The triggers are real enough as correlates. The problem is that compiling correlates does not yield a method. Flow is not produced by enacting its conditions any more than friendship is produced by being polite. The conditions describe what the state looks like from outside; they do not constitute a path into it.
A more useful frame: flow tends to emerge when someone does difficult, focused work for long enough that the work itself becomes the point. The state is a byproduct of sustained engagement with a problem the person genuinely cares about. The triggers are not switches.
Why most knowledge workers do not experience it
Most knowledge workers spend almost no time in flow during a typical week.
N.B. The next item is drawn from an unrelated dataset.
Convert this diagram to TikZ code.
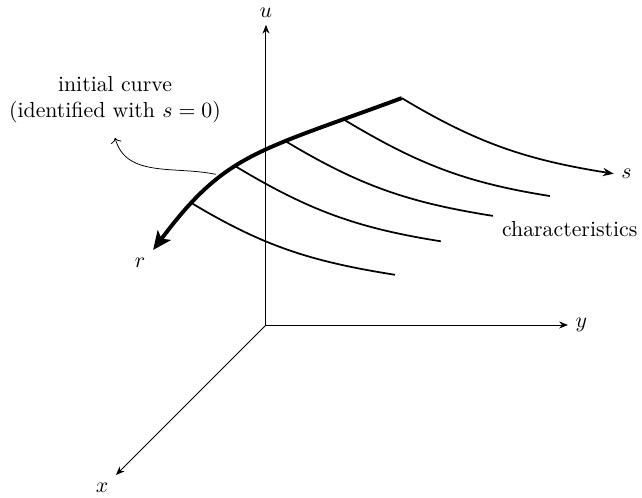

The standard explanation — meetings, interruptions, fragmented calendars, ambient notifications — is correct but incomplete. The standard prescription that follows from it — block off deep work time, kill notifications, choose your hardest task first — is reasonable but tends to be presented as the bottleneck. It usually is not.
The deeper issue is that flow requires uninterrupted attention on a task that is genuinely challenging. The challenge condition is the one that gets quietly skipped. A great deal of what gets called "focused work" is the comfortable execution of moderately difficult tasks — the cognitive equivalent of an easy run. It produces output. It does not produce flow. The state requires being at the edge of one's capacity for long enough that something resolves on the other side.
This is why writers report flow more often than email-clearers, why programmers report it during hard bug hunts and not during boilerplate, why athletes report it during competition more than during training. The intensity of the task matters as much as the absence of distraction.
The honest practice question
If the goal is more flow, the practice question is not "how do I trigger it" but "do I regularly put myself in front of work that's hard enough to require it?" The honest answer for most knowledge workers is no. Calendars do not permit it. Ambition has been calibrated downwards. The comfortable difficulty zone has become a habit.
Flow is not a hack and not a performance optimisation. It is what occasionally happens when someone does hard work, on something that matters, for an uninterrupted stretch of time. The conditions do not manufacture the state. The work does.
"Concentration is so intense that there is no attention left over to think about anything irrelevant, or to worry about problems." — Mihaly Csikszentmihalyi, Flow: The Psychology of Optimal Experience
The flow literature is worth reading in its original form. The literature about the flow literature is mostly worth skipping.